Our ability to detect, amplify, and sequence tiny amount of DNA has lead to a scientific revolution. We can now take a small sample of water from a lake, and by analyzing the environmental DNA in that water determine all of the things that live in the lake. This is an amazingly powerful tool. My favorite application of this technique was to demonstrate the absence of DNA in Loch Ness from any giant reptile or aquatic dinosaur. So-called eDNA is perhaps the most powerful evidence of a negative, the absence of a creature in an environment – you can’t hide your eDNA.
The ultimate limiting factor on eDNA is how long such DNA will survive. DNA has a half-life, it spontaneously degrades and sheds information, until it is no longer useful for sequencing. Previously scientists extracted DNA from ice cores in Greenland, and were able to sequence DNA up to 800,000 years old. The oldest DNA ever recovered was probably 1.1-1.2 million years old. Based on this scientists estimated that the ultimate lifespan of usable DNA was about 1 million years. This put the final nail in the coffin of any dreams of a Jurassic park. Non-avian dinosaurs died out 65 million years ago, so none of their DNA should still be left on Earth (the closest we can get is related DNA in birds). But no T. rex DNA in amber.
According to a new assay in the most norther region of Greenland, however, we have to push back the estimate of how long DNA can survive to at least 2 million years. That is a significant increase (but still a long way from T. rex). The site is Kap København Formation located in Peary Land in north Greenland. This is now a barren frozen desert. There are also very few macrofossils here, mostly from a boreal forest and insects, with the only vertebrate being a hare’s tooth. Conditions there are apparently not conducive to fossilization.
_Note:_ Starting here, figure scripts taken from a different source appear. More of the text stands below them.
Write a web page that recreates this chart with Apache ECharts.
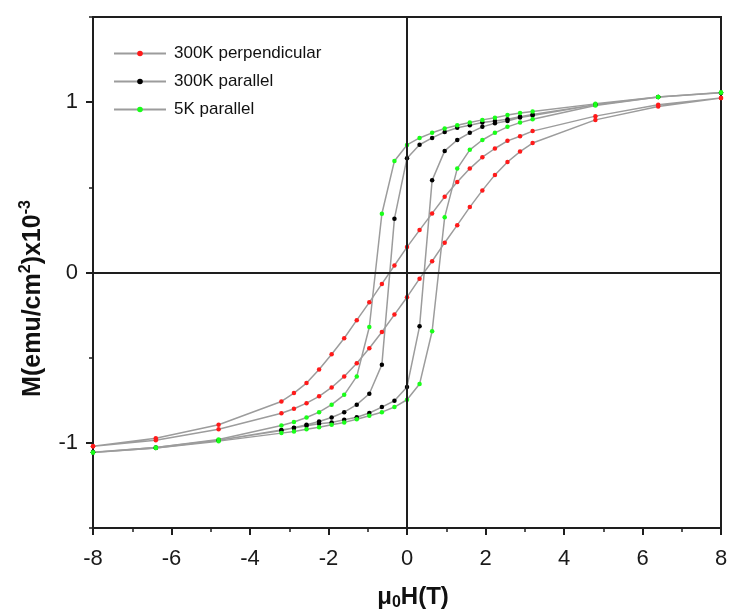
<!DOCTYPE html>
<html>
<head>
<meta charset="utf-8">
<title>M-H loops</title>
<script src="https://cdn.jsdelivr.net/npm/echarts@6/dist/echarts.min.js"></script>
<style>
  html, body { margin: 0; padding: 0; background: #fff; }
  #chart { width: 731px; height: 610px; }
</style>
</head>
<body>
<div id="chart"></div>
<script>
// field sweep, +8 T down to -8 T and back up
var fieldDown = [8, 6.4, 4.8, 3.2, 2.88, 2.56, 2.24, 1.92, 1.6, 1.28, 0.96, 0.64, 0.32, 0,
  -0.32, -0.64, -0.96, -1.28, -1.6, -1.92, -2.24, -2.56, -2.88, -3.2, -4.8, -6.4, -8];
var fieldUp = [-8, -6.4, -4.8, -3.2, -2.88, -2.56, -2.24, -1.92, -1.6, -1.28, -0.96, -0.64, -0.32, 0,
  0.32, 0.64, 0.96, 1.28, 1.6, 1.92, 2.24, 2.56, 2.88, 3.2, 4.8, 6.4, 8];

// 300K perpendicular
var perpDown = [1.025, 0.985, 0.918, 0.83, 0.80, 0.773, 0.728, 0.677, 0.61, 0.531, 0.445, 0.347, 0.249, 0.149,
  0.041, -0.067, -0.175, -0.28, -0.386, -0.48, -0.569, -0.649, -0.708, -0.757, -0.894, -0.973, -1.02];
var perpUp = [-1.02, -0.985, -0.92, -0.826, -0.80, -0.767, -0.727, -0.675, -0.61, -0.533, -0.445, -0.349, -0.247, -0.145,
  -0.036, 0.066, 0.175, 0.278, 0.384, 0.482, 0.573, 0.649, 0.71, 0.76, 0.896, 0.975, 1.025];

// 300K parallel
var par300Down = [1.055, 1.03, 0.985, 0.927, 0.915, 0.90, 0.89, 0.88, 0.865, 0.85, 0.825, 0.79, 0.75, 0.671,
  0.316, -0.541, -0.712, -0.776, -0.82, -0.851, -0.875, -0.894, -0.912, -0.928, -0.985, -1.028, -1.055];
var par300Up = [-1.055, -1.03, -0.985, -0.925, -0.913, -0.90, -0.888, -0.88, -0.865, -0.85, -0.825, -0.79, -0.753, -0.672,
  -0.316, 0.541, 0.714, 0.778, 0.82, 0.855, 0.876, 0.89, 0.91, 0.922, 0.985, 1.03, 1.055];

// 5K parallel
var par5Down = [1.057, 1.03, 0.99, 0.945, 0.937, 0.924, 0.908, 0.896, 0.88, 0.865, 0.845, 0.82, 0.79, 0.749,
  0.655, 0.345, -0.32, -0.61, -0.718, -0.776, -0.82, -0.851, -0.878, -0.898, -0.98, -1.027, -1.057];
var par5Up = [-1.057, -1.03, -0.99, -0.943, -0.934, -0.92, -0.908, -0.894, -0.88, -0.861, -0.841, -0.82, -0.79, -0.747,
  -0.655, -0.345, 0.325, 0.61, 0.72, 0.778, 0.82, 0.855, 0.88, 0.90, 0.98, 1.03, 1.057];

var seriesNames = ['300K perpendicular', '300K parallel', '5K parallel'];
var yMajor = [-1, 0, 1];
var yMinor = [-1.5, -0.5, 0.5, 1.5];

function loop(down, up) {
  var pts = [];
  fieldDown.forEach(function (h, i) { pts.push([h, down[i]]); });
  fieldUp.forEach(function (h, i) { pts.push([h, up[i]]); });
  return pts;
}

var chart = echarts.init(document.getElementById('chart'));
var axisColor = '#1e1e1e';
var font = 'Liberation Sans, Arial, sans-serif';

function lineSeries(name, color, data, extra) {
  var s = {
    name: name,
    type: 'line',
    data: data,
    symbol: 'circle',
    symbolSize: 4.5,
    showSymbol: true,
    smooth: false,
    animation: false,
    lineStyle: { color: '#9c9c9c', width: 1.5 },
    itemStyle: { color: color, borderWidth: 0 },
    emphasis: { disabled: true }
  };
  return Object.assign(s, extra || {});
}

var option = {
  backgroundColor: '#ffffff',
  animation: false,
  grid: {
    left: 93, right: 10, top: 17, bottom: 82,
    outerBoundsMode: 'none',
    containLabel: false,
    show: true, borderColor: axisColor, borderWidth: 2, backgroundColor: 'transparent'
  },
  legend: {
    orient: 'vertical',
    left: 108,
    top: 40,
    itemWidth: 52,
    itemHeight: 7,
    itemGap: 11,
    textStyle: { fontFamily: font, fontSize: 17, color: '#111', padding: [0, 0, 0, 3] },
    data: seriesNames
  },
  xAxis: {
    type: 'value',
    min: -8, max: 8, interval: 2,
    name: '{b|μ}{s|0}{b|H(T)}',
    nameLocation: 'middle',
    nameGap: 55,
    nameTextStyle: {
      padding: [0, 0, 0, 12],
      rich: {
        b: { fontFamily: font, fontSize: 24, fontWeight: 'bold', color: '#111', lineHeight: 28 },
        s: { fontFamily: font, fontSize: 16, fontWeight: 'bold', color: '#111', lineHeight: 16, verticalAlign: 'bottom' }
      }
    },
    axisLine: { onZero: false, lineStyle: { color: axisColor, width: 2 } },
    axisTick: { inside: false, length: 7, lineStyle: { color: axisColor, width: 2 } },
    minorTick: { show: true, splitNumber: 2, length: 4, lineStyle: { color: axisColor, width: 1.5 } },
    axisLabel: { fontFamily: font, fontSize: 22, color: '#1a1a1a', margin: 20 },
    splitLine: { show: false }
  },
  yAxis: [{
    type: 'value',
    min: -1.5, max: 1.5, interval: 0.5,
    name: '{b|M(emu/cm}{s|2}{b|)x10}{s|-3}',
    nameLocation: 'middle',
    nameGap: 45,
    nameRotate: 90,
    nameTextStyle: {
      padding: [0, 52, 0, 0],
      rich: {
        b: { fontFamily: font, fontSize: 25, fontWeight: 'bold', color: '#111', lineHeight: 30 },
        s: { fontFamily: font, fontSize: 16, fontWeight: 'bold', color: '#111', lineHeight: 16, verticalAlign: 'top' }
      }
    },
    axisLine: { onZero: false, lineStyle: { color: axisColor, width: 2 } },
    axisTick: { inside: false, length: 7, customValues: yMajor, lineStyle: { color: axisColor, width: 2 } },
    axisLabel: { fontFamily: font, fontSize: 22, color: '#1a1a1a', margin: 15, customValues: yMajor },
    splitLine: { show: false }
  }, {
    type: 'value',
    position: 'left',
    min: -1.5, max: 1.5, interval: 0.5,
    axisLine: { show: false, onZero: false },
    axisTick: { inside: false, length: 4, customValues: yMinor, lineStyle: { color: axisColor, width: 1.5 } },
    axisLabel: { show: false },
    splitLine: { show: false }
  }],
  series: [
    lineSeries(seriesNames[0], '#ff1a1a', loop(perpDown, perpUp), {
      markLine: {
        silent: true,
        symbol: 'none',
        label: { show: false },
        lineStyle: { color: axisColor, width: 2, type: 'solid' },
        data: [{ xAxis: 0 }, { yAxis: 0 }]
      }
    }),
    lineSeries(seriesNames[1], '#000000', loop(par300Down, par300Up)),
    lineSeries(seriesNames[2], '#19ff19', loop(par5Down, par5Up))
  ]
};

chart.setOption(option);
</script>
</body>
</html>
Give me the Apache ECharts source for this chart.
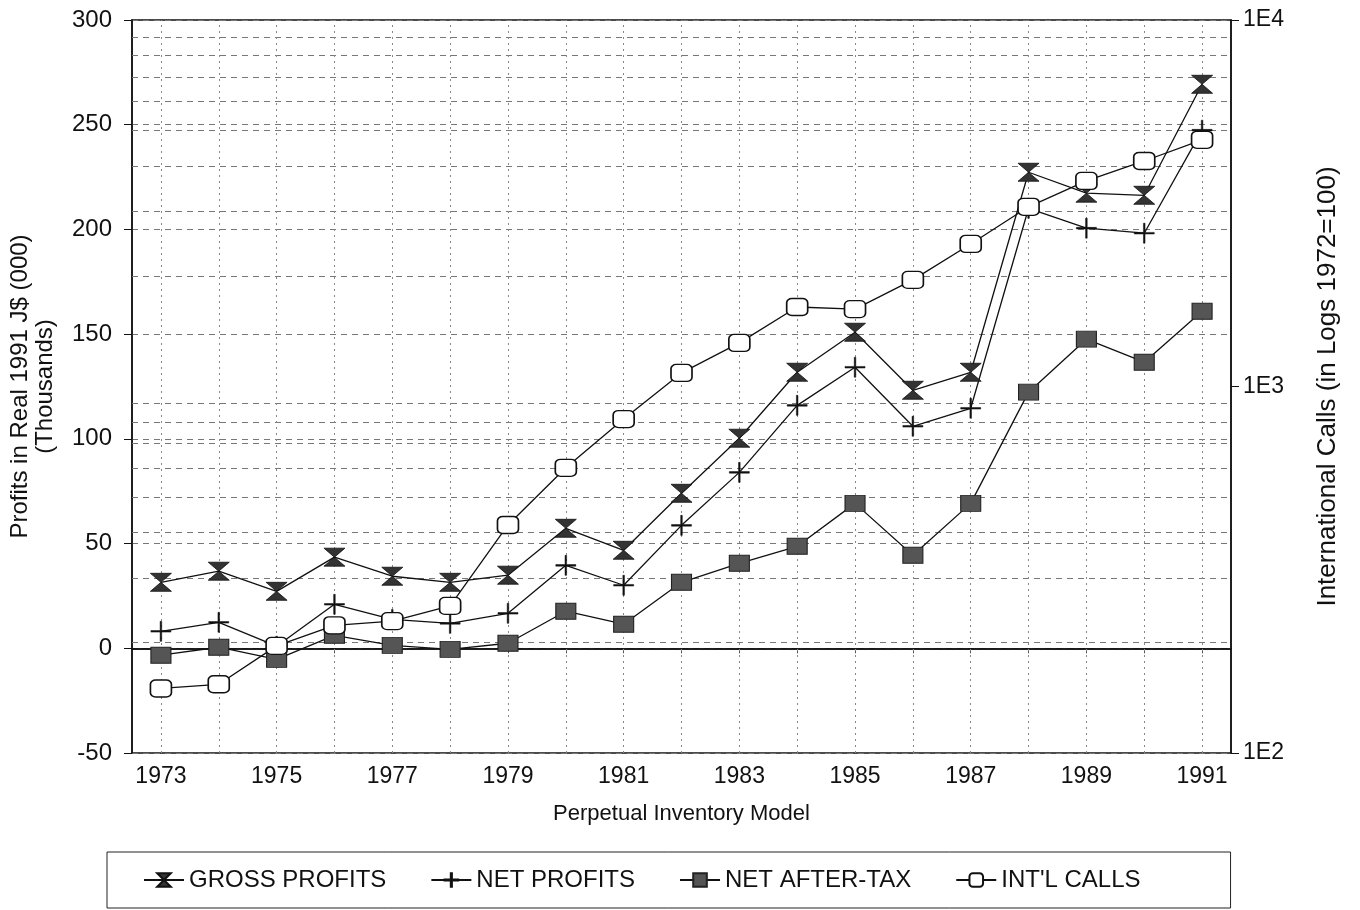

We do know that 2 million years ago Greenland was much warmer, about 10 degrees C warmer than present. So there is no reason it should not have been teeming with life.
The new analysis of eDNA finds that, in fact, it was. They found DNA from hares, but also other rodents, reindeer, geese, and mastodons. They also found DNA from poplars, birch trees, and thuja trees (a type of coniferous tree), as well as a rich assortment of bushes, herbs, and other flora. Basically this was a mixed forest with a rich ecosystem. In addition they found marine species including horseshoe crab and green algae, confirming the warmer climate.
This ancient eDNA gives us a much more complete picture of the ecosystem than was provided by macrofossils alone. But perhaps more importantly – it demonstrates that eDNA can survive for up to two million years, doubling the previous estimate. The researchers speculate that minerals in the soil bound to the DNA and stabilized it, slowing its degradation. DNA is negatively charged. This property is used to separate out chunks of DNA in a sample by size. You apply a magnetic field which attracts the DNA pieces, which move through a gel at a range proportional to their size. In this case the negatively charged DNA bound to positively charged minerals in the soil. I guess this is the DNA version of fossilization.
The question is – in such environments where DNA is stabilized by binding to minerals, how much is the degradation process slowed down, and therefore how long can DNA survive? DNA breaks down due to “microbial enzymatic activity, mechanical shearing and spontaneous chemical reactions such as hydrolysis and oxidation.” DNA breaks down faster with warmer temperature, so the fact that this DNA remained frozen for so long is crucial. But freezing alone was not enough, which is why scientists think that binding to minerals also played a role.
They measured the “thermal age” of the DNA – if the DNA were at a constant temperature of 10 degrees C how long would it have taken to degrade to its current state – at 2.7 thousand years, 741 times less than its actual age of 2 million years. Therefore it degraded 741 times slower then exposed DNA at 10 degrees C. The average temperature at the site is -17 degrees C. They further found that the DNA was bound mostly to clay minerals, and specifically smectite (and to a lesser degree, quartz).
Perhaps this is the limit of DNA survival – although we thought the previous record of 1.1-1.2 million years was the limit. It is possible there may be environmental conditions elsewhere in the world that could slow DNA degradation even further. Slow DNA degradation by a factor of 30 or so beyond the Kap København Formation and we are getting into the time of dinosaurs. This is probably unlikely. Constant freezing temperatures are required, in addition to geological stability and optimal soil conditions. But I don’t think we can say now that it is impossible, just highly unlikely. I did not see any estimate in the study about the ultimate upper limit of DNA lifespan, but I suspect we will see such analyses based on this latest information.
The best evidence, however, will come from simply looking in new locations for eDNA, especially those that likely have the optimal conditions for maximal DNA longevity. But for now, being able to reconstruct ecosystems from 2 million years ago is still pretty cool.